The Bank of Canada left the benchmark interest rate at 2.75 per cent amid extreme uncertainty over U.S. trade policy and uncomfortably high inflation. Governor Tiff Macklem said there “may be a need” for lower rates if his worries over price pressures subside.
Impossible to predict: The Bank of Canada opted against a typical forecast and instead published three scenarios based on the status quo and escalation and de-escalation of U.S. President Donald Trump’s economic warfare. The outlook attached to the current set of tariffs and retaliatory tariffs has gross domestic product contracting at an annual rate of 1.5 per cent in the second quarter, compared with growth of 2.2 per cent in the first quarter.
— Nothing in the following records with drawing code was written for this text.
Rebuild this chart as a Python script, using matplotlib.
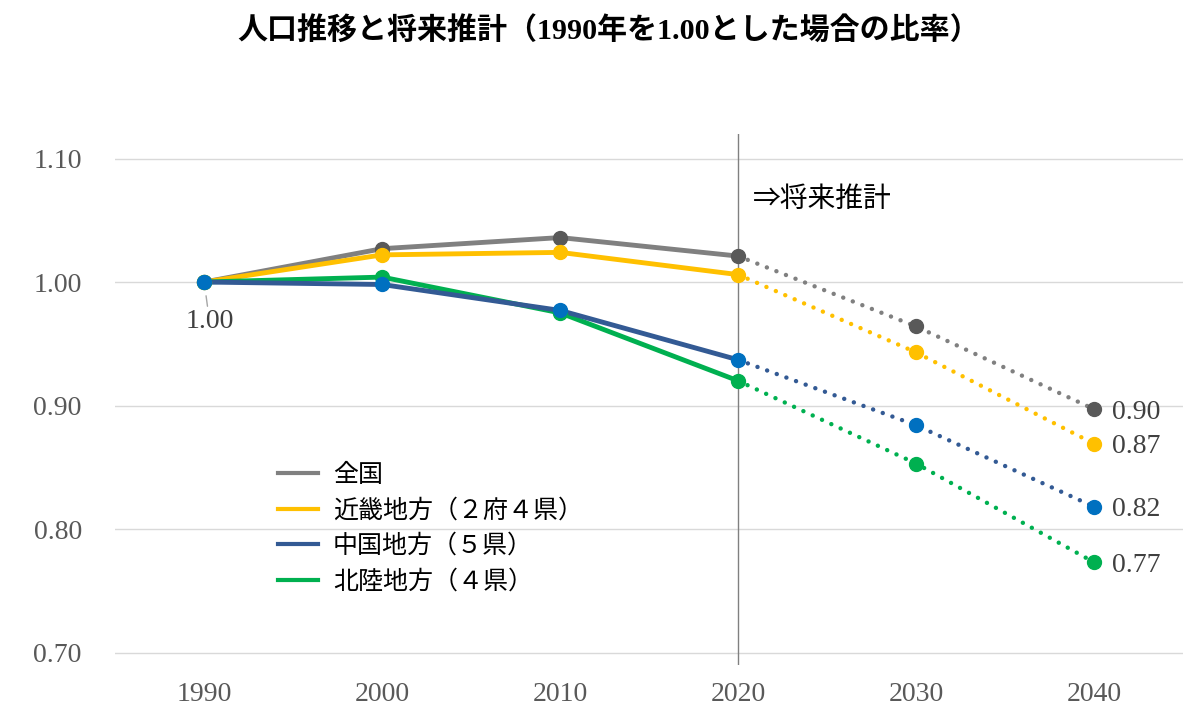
import matplotlib
matplotlib.use("Agg")
import matplotlib.pyplot as plt
from matplotlib.lines import Line2D

# データ（1990年を1.00とした比率）
years = [1990, 2000, 2010, 2020, 2030, 2040]
national = [1.000, 1.027, 1.036, 1.021, 0.964, 0.897]
kinki = [1.000, 1.022, 1.024, 1.006, 0.943, 0.869]
chugoku = [1.000, 0.998, 0.977, 0.937, 0.884, 0.818]
hokuriku = [1.000, 1.004, 0.975, 0.920, 0.853, 0.773]
labels = ["全国", "近畿地方（２府４県）", "中国地方（５県）", "北陸地方（４県）"]
y_ticks = [0.70, 0.80, 0.90, 1.00, 1.10]

jp = ["Noto Sans CJK JP", "DejaVu Sans"]
serif = ["Liberation Serif", "DejaVu Serif"]

fig = plt.figure(figsize=(12, 7.21), dpi=100)
ax = fig.add_axes([0.096, 0.0778, 0.89, 0.7366])

series = [
    (national, "#808080", "#595959"),
    (kinki, "#FFC000", "#FFC000"),
    (hokuriku, "#00B050", "#00B050"),
    (chugoku, "#335A94", "#0070C0"),
]
n_past = years.index(2020) + 1

for vals, lc, mc in series:
    ax.plot(years[:n_past], vals[:n_past], color=lc, lw=3.5, solid_capstyle="round", zorder=3)
    ax.plot(years[n_past - 1:], vals[n_past - 1:], color=lc, lw=3.2,
            linestyle=(0, (0.01, 2.3)), dash_capstyle="round", zorder=3)
    ax.plot(years, vals, linestyle="none", marker="o", ms=10, color=mc, zorder=4)
    ax.text(years[-1] + 1.0, vals[-1], f"{vals[-1]:.2f}", family=serif, fontsize=20,
            color="#404040", va="center_baseline", ha="left")

# 1990年のラベル
ax.annotate(f"{national[0]:.2f}", xy=(years[0], national[0]), xytext=(years[0] + 0.3, 0.968),
            family=serif, fontsize=20, color="#404040", ha="center", va="center",
            arrowprops=dict(arrowstyle="-", color="#A6A6A6", lw=1, shrinkA=0, shrinkB=10))

ax.axvline(2020, color="#808080", lw=1, zorder=2)
ax.text(2020.8, 1.067, "⇒将来推計", family=jp, fontsize=20, color="#000000", va="center")

ax.set_xlim(1985, 2045)
ax.set_ylim(0.69, 1.12)
ax.set_xticks(years)
ax.set_yticks(y_ticks)
ax.set_yticklabels([f"{v:.2f}" for v in y_ticks])
ax.grid(axis="y", color="#D9D9D9", lw=1)
ax.set_axisbelow(True)
for s in ax.spines.values():
    s.set_visible(False)
ax.tick_params(axis="both", length=0, labelsize=20, labelcolor="#595959")
ax.tick_params(axis="y", pad=24)
ax.tick_params(axis="x", pad=12)
for t in ax.get_xticklabels() + ax.get_yticklabels():
    t.set_family(serif)

handles = [Line2D([], [], color=c, lw=3) for c in ["#808080", "#FFC000", "#335A94", "#00B050"]]
leg = ax.legend(handles, labels, loc="upper left", bbox_to_anchor=(268 / 1200, 1 - 452 / 721),
                bbox_transform=fig.transFigure, frameon=False, prop={"family": jp, "size": 18},
                handlelength=1.6, handletextpad=0.6, labelspacing=0.38, borderaxespad=0)

fig.text(0.507, 1 - 30 / 721, "人口推移と将来推計（1990年を1.00とした場合の比率）",
         family=["Liberation Serif", "Noto Sans CJK JP"], fontweight="bold", fontsize=21.6,
         ha="center", va="center", color="#000000")

fig.savefig("out.png", dpi=100)
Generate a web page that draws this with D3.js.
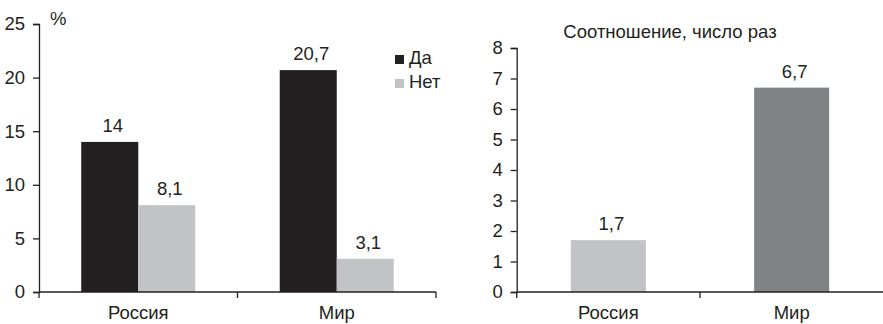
<!DOCTYPE html>
<html><head><meta charset="utf-8">
<script src="https://cdn.jsdelivr.net/npm/d3@7"></script>
<style>body{margin:0;background:#fff}svg{display:block}text{font-family:"Liberation Sans",Arial,sans-serif;fill:#231f20}</style>
</head><body><svg id="c" width="883" height="324"></svg>
<script>
const categories = ["Россия", "Мир"];
const seriesNames = ["Да", "Нет"];
const daValues = [14, 20.7];
const netValues = [8.1, 3.1];
const ratioValues = [1.7, 6.7];
const leftTicks = [0, 5, 10, 15, 20, 25];
const rightTicks = [0, 1, 2, 3, 4, 5, 6, 7, 8];
const colors = {"Да": "#231f20", "Нет": "#c2c3c6"};
const ratioColors = ["#c2c3c6", "#808184"];

const svg = d3.select("#c");
const fmt = v => String(v).replace(".", ",");
const FS = 18.5;

// LEFT CHART
const L = {x0: 39, x1: 436, y0: 292, y1: 24};
const xL = d3.scaleBand().domain(categories).range([L.x0, L.x1]).paddingInner(0).paddingOuter(0);
const yL = d3.scaleLinear().domain([0, 25]).range([L.y0, L.y1]);
const x2 = d3.scaleBand().domain(seriesNames).range([0, 114]);
const gL = svg.append("g");
const groupOffset = (xL.bandwidth() - 114) / 2;
const rows = categories.map((c, i) => ({c, vals: [{s: "Да", v: daValues[i]}, {s: "Нет", v: netValues[i]}]}));
rows.forEach(r => {
  r.vals.forEach(d => {
    const bx = xL(r.c) + groupOffset + x2(d.s);
    gL.append("rect").attr("x", bx).attr("y", yL(d.v)).attr("width", x2.bandwidth()).attr("height", yL(0) - yL(d.v)).attr("fill", colors[d.s]);
    gL.append("text").attr("x", bx + x2.bandwidth() / 2 + 3).attr("y", yL(d.v) - 10).attr("text-anchor", "middle").attr("font-size", FS).text(fmt(d.v));
  });
});
const yAxL = gL.append("g").attr("transform", `translate(${L.x0},0)`).call(d3.axisLeft(yL).tickValues(leftTicks).tickSize(6).tickPadding(8));
const xAxL = gL.append("g").attr("transform", `translate(0,${L.y0})`).call(d3.axisBottom(xL).tickSize(0).tickPadding(14));
[L.x0, xL("Мир"), L.x1].forEach(x => gL.append("line").attr("x1", x).attr("x2", x).attr("y1", L.y0).attr("y2", L.y0 + 6).attr("stroke", "#231f20").attr("stroke-width", 1.3));
gL.append("text").attr("x", 50).attr("y", 25).attr("font-size", FS).text("%");
seriesNames.forEach((s, i) => {
  const ly = 55 + i * 24;
  gL.append("rect").attr("x", 395).attr("y", ly).attr("width", 9).attr("height", 9).attr("fill", colors[s]);
  gL.append("text").attr("x", 409).attr("y", ly + 9).attr("font-size", FS).text(s);
});

// RIGHT CHART
const R = {x0: 516.7, x1: 883, y0: 292, y1: 48};
const xR = d3.scaleBand().domain(categories).range([R.x0, R.x0 + 2 * 183.3]).paddingInner(0).paddingOuter(0);
const yR = d3.scaleLinear().domain([0, 8]).range([R.y0, R.y1]);
const gR = svg.append("g");
const bwR = 75;
categories.forEach((c, i) => {
  const bx = xR(c) + (xR.bandwidth() - bwR) / 2;
  gR.append("rect").attr("x", bx).attr("y", yR(ratioValues[i])).attr("width", bwR).attr("height", yR(0) - yR(ratioValues[i])).attr("fill", ratioColors[i]);
  gR.append("text").attr("x", bx + bwR / 2 + 3).attr("y", yR(ratioValues[i]) - 10).attr("text-anchor", "middle").attr("font-size", FS).text(fmt(ratioValues[i]));
});
gR.append("g").attr("transform", `translate(${R.x0},0)`).call(d3.axisLeft(yR).tickValues(rightTicks).tickSize(6).tickPadding(8));
const xAxR = gR.append("g").attr("transform", `translate(0,${R.y0})`).call(d3.axisBottom(xR).tickSize(0).tickPadding(14));
[R.x0, xR("Мир")].forEach(x => gR.append("line").attr("x1", x).attr("x2", x).attr("y1", R.y0).attr("y2", R.y0 + 6).attr("stroke", "#231f20").attr("stroke-width", 1.3));
gR.append("text").attr("x", 670).attr("y", 38).attr("text-anchor", "middle").attr("font-size", FS).text("Соотношение, число раз");

svg.selectAll(".domain").attr("stroke", "#231f20").attr("stroke-width", 1.3);
svg.selectAll(".tick line").attr("stroke", "#231f20").attr("stroke-width", 1.3);
svg.selectAll(".tick text").attr("font-size", FS).attr("fill", "#231f20").attr("font-family", '"Liberation Sans",Arial,sans-serif');
xAxL.select(".domain").attr("d", `M${L.x0},0H${L.x1}`);
xAxR.select(".domain").attr("d", `M${R.x0},0H${R.x1}`);
</script></body></html>
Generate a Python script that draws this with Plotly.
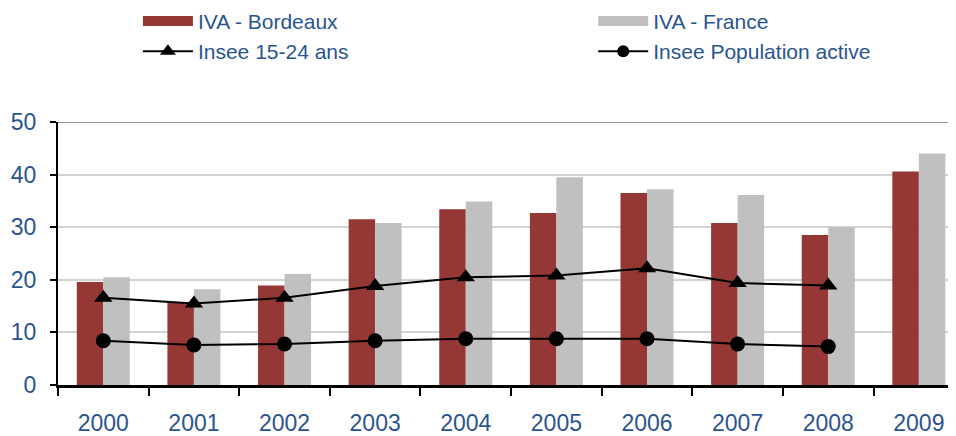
import plotly.graph_objects as go

years = ["2000", "2001", "2002", "2003", "2004", "2005", "2006", "2007", "2008", "2009"]
iva_bordeaux = [19.6, 15.8, 18.9, 31.5, 33.4, 32.7, 36.5, 30.8, 28.5, 40.6]
iva_france = [20.5, 18.2, 21.1, 30.8, 34.9, 39.5, 37.2, 36.1, 30.0, 44.0]
insee_15_24 = [16.6, 15.5, 16.6, 18.8, 20.5, 20.8, 22.2, 19.4, 18.9, None]
insee_pop = [8.4, 7.6, 7.8, 8.4, 8.8, 8.8, 8.8, 7.8, 7.3, None]

RED = "#953735"
GREY = "#C0C0C0"
BLUE = "#2A5490"
FONT = "Liberation Sans"

fig = go.Figure()
fig.add_trace(go.Bar(x=years, y=iva_bordeaux, name="IVA - Bordeaux",
                     marker=dict(color=RED, line=dict(width=0)), showlegend=False))
fig.add_trace(go.Bar(x=years, y=iva_france, name="IVA - France",
                     marker=dict(color=GREY, line=dict(width=0)), showlegend=False))
fig.add_trace(go.Scatter(x=years, y=insee_15_24, name="Insee 15-24 ans", mode="lines+markers",
                         line=dict(color="black", width=2),
                         marker=dict(symbol="triangle-up", size=16, color="black"),
                         showlegend=False))
fig.add_trace(go.Scatter(x=years, y=insee_pop, name="Insee Population active", mode="lines+markers",
                         line=dict(color="black", width=2),
                         marker=dict(symbol="circle", size=15, color="black"),
                         showlegend=False))

# legend-only entries
fig.add_trace(go.Scatter(x=[None], y=[None], name="IVA - Bordeaux", mode="lines",
                         line=dict(color=RED, width=13), legend="legend"))
fig.add_trace(go.Scatter(x=[None], y=[None], name="Insee 15-24 ans", mode="lines+markers",
                         line=dict(color="black", width=2),
                         marker=dict(symbol="triangle-up", size=14, color="black"), legend="legend"))
fig.add_trace(go.Scatter(x=[None], y=[None], name="IVA - France", mode="lines",
                         line=dict(color=GREY, width=13), legend="legend2"))
fig.add_trace(go.Scatter(x=[None], y=[None], name="Insee Population active", mode="lines+markers",
                         line=dict(color="black", width=2),
                         marker=dict(symbol="circle", size=12, color="black"), legend="legend2"))

legend_common = dict(orientation="v", yanchor="top", xanchor="left",
                     font=dict(family=FONT, size=21, color=BLUE),
                     bgcolor="rgba(0,0,0,0)", borderwidth=0, itemwidth=50,
                     tracegroupgap=0, itemclick=False, itemdoubleclick=False)

# page body has an 8px margin, so the figure is drawn 8px smaller and offset
fig.update_layout(
    width=948, height=428,
    margin=dict(l=50, r=0, t=114, b=51, autoexpand=False),
    paper_bgcolor="white", plot_bgcolor="white",
    barmode="group", bargap=0.415, bargroupgap=0,
    font=dict(family=FONT, size=22, color=BLUE),
    legend=dict(x=0.089, y=1.461, **legend_common),
    legend2=dict(x=0.596, y=1.461, **legend_common),
    xaxis=dict(type="category", range=[-0.5, 9.41], showgrid=False,
               showline=True, linecolor="black", linewidth=3,
               ticks="outside", tickson="boundaries", ticklen=8, tickwidth=2, tickcolor="black",
               tickfont=dict(family=FONT, size=23, color=BLUE), ticklabelstandoff=15,
               automargin=False),
    yaxis=dict(range=[0, 50], dtick=10, showgrid=True, gridcolor="#D3D3D3", gridwidth=1.5,
               zeroline=False, showline=True, linecolor="black", linewidth=2,
               ticks="outside", ticklen=6, tickwidth=2, tickcolor="black",
               tickfont=dict(family=FONT, size=23, color=BLUE), ticklabelstandoff=9,
               automargin=False),
    shapes=[dict(type="line", xref="paper", yref="y", x0=0, x1=1, y0=50, y1=50,
                 line=dict(color="#999999", width=2))],
)

fig.write_html("out.html")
The see-saw reflects the surge in Canada-U.S. trade that occurred as companies raced to stockpile ahead of tariffs before Trump’s return to the White House, and the inevitable collapse as duties came into effect. The Bank of Canada’s “current tariff scenario” sees growth at an annual rate of one per cent in the third quarter, suggesting there’s enough momentum in the economy to keep a recession at bay.
Excess supply: Macklem said there was a “clear consensus” on the policy committee to leave the benchmark rate unchanged. There is little clarity on what the central bank might do next, although policymakers hinted at some doubt over the economy’s ability to withstand Trump’s tariff assault.
The new quarterly monetary policy report said trade tensions have resulted in “excess supply,” by which the central bank means the economy theoretically could generate more output without stoking inflation. That’s evident in the labour market, where the jobless rate has climbed to around seven per cent, indicators show that it’s become harder to find a job and wage growth has slowed considerably. “If a weakening economy puts further downward pressure on inflation and upward price pressures from the trade disruptions are contained, there may be a need for a reduction in the policy interest rate,” Macklem said in a statement on the decision.
Price pressures: The “if” in Macklem’s statement is a big one. The economy is weaker, but the indicators the Bank of Canada follows to get a sense of underlying inflation are flashing red. The central bank offered a path that could see those pressures recede. It reckons some of the more recent increases reflect delayed passthrough of a weaker currency in 2024 and previous increases in container shipping costs and agricultural prices. Inflation could slow as those one-time effects begin to fade, especially now that the dollar has appreciated and shipping costs have declined.
But that assumes tariffs don’t add new price pressures. The central bank said it thinks underlying inflation is around 2.5 per cent, compared with its target of two per cent. That’s a little high, and explains why the bank left interest rates unchanged despite a weaker outlook.